From Trump V. United States, majority opinion.

So explore with me, if you will, just how dangerous this expansion of executive power really is.

While the majority of the US Supreme Court does not define the “core constitutional powers,” certainly one of those “core” powers is the power given to the president to be the Commander in Chief of our armed forces. Former President Donald Trump has been a proponent of loosening the rules for our armed forces when they are abroad to allowing them to commit war crimes. This is not an exaggeration.

As Adam Serwer wrote in The Atlantic, Trump and his supporters see war crimes as a virtue:

On the campaign trail, Trump frequently invoked a false story about General John Pershing crushing a Muslim insurgency in the Philippines with bullets dipped in pig’s blood, declaring, “There was no more radical Islamic terror for 35 years!” He vowed to impose torture techniques “a hell of a lot worse than waterboarding.” Trump declared that he would “take out the families” of terrorist suspects, assuring skeptics that the military would not refuse his commands, even though service members have a duty to refuse orders that are manifestly illegal. “If I say do it, they’re going to do it.”

When Trump was president, he followed through with his support for servicemen committing war crimes by pardoning a number of them. The justification for Trump? “We train our boys to be killing machines, then prosecute them when they kill!”

One of those pardoned by Trump, 1st Lt. Clint Lorance. According to Politico, Lorance was found guilty of, “ordering his soldiers to fire on three men in Afghanistan in 2008,” Members of Lorance’s own platoon testified against him, As former Army captain Andrew Duggins, who served with Lorance, explained:

“That company had taken a number of casualties, and Clint’s attitude was, ‘I’m just going to go out there guns blazing and make a statement.’ He was scared to go out and do missions, and this was one of his very first missions. Privates came back from that mission in tears because they were shocked. They knew how wrong it was, and they knew that he had given an illegal order.”

But now Trump has a ‘Get Out of Jail Free’ card for any action taken as long as it is within the “core constitutional powers,” which presumably would include the powers of commander in chief. What if Trump authorizes the military to commit war crimes in a deployment overseas? What if Trump orders military personnel to commit a war crime?

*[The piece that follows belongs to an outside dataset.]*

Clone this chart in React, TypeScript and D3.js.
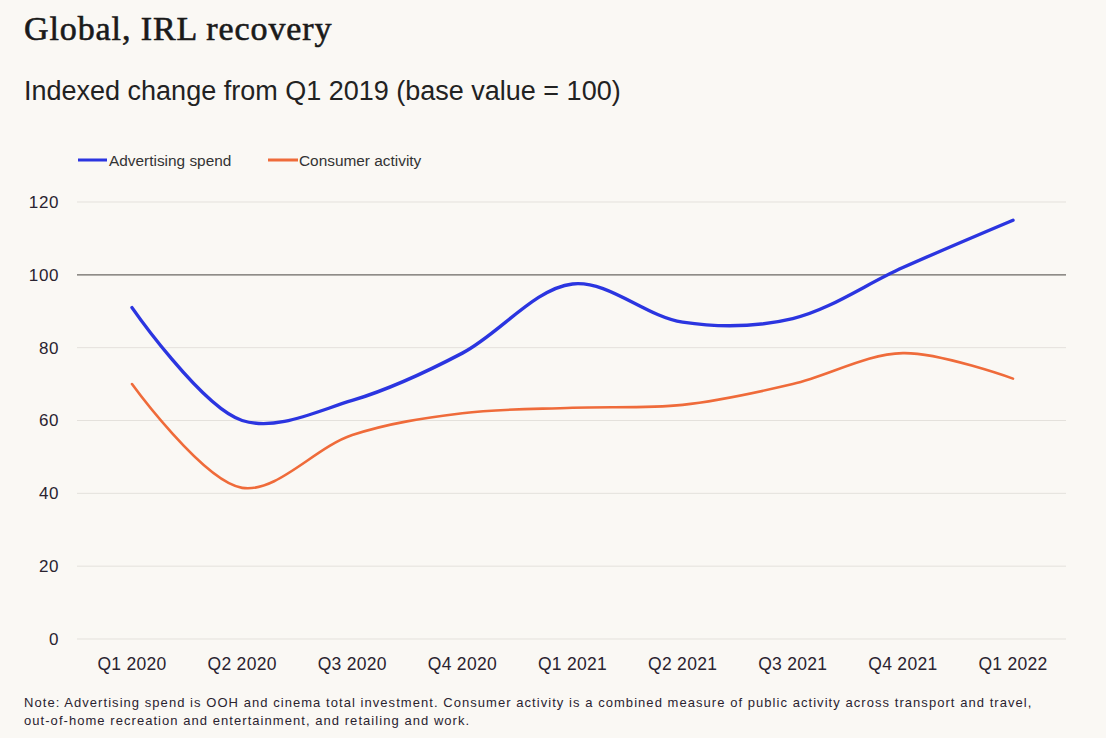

It isn’t hard to imagine the scenario. Trump regularly refers to civilians illegally crossing our southern border as “an invasion.” We also know Trump’s contempt for human life for those trying to cross illegally. He even offered to pardon any administration officials who broke the law to build “the wall” on the southern border.

What’s to stop Trump from telling the military to open fire on unarmed civilians trying to illegally cross the border? According to the Supreme Court, Trump would be immune from prosecution despite committing a crime against humanity. Ironically, Trump would be in danger of being arrested anywhere else on the globe, but he would be immune from prosecution at home. As for impeachment, we had two opportunities to remove Trump from office permanently and the Republicans rescued their party leader twice.

We could imagine other scenarios, such as ordering the National Guard to fire upon any group of unarmed civilians peacefully protesting his Administration. Remember when the Trump administration used tear gas on peaceful protesters across from the White House? Trump’s first preference was to have them shot. Now he could “literally could shoot someone on fifth avenue,” or at least have them shot, claim it’s part of the “core constitutional duties” to restore law and order while serving as commander in chief and escape prosecution.

Trump could even pull a two-for-one and actually follow through on his threat to have Liz Cheney tried by a military tribunal. When that failed, he could direct the FBI and the IRS to investigate and arrest her – even search her home without a warrant.

All within the “core powers” of the Office of the President of the United States.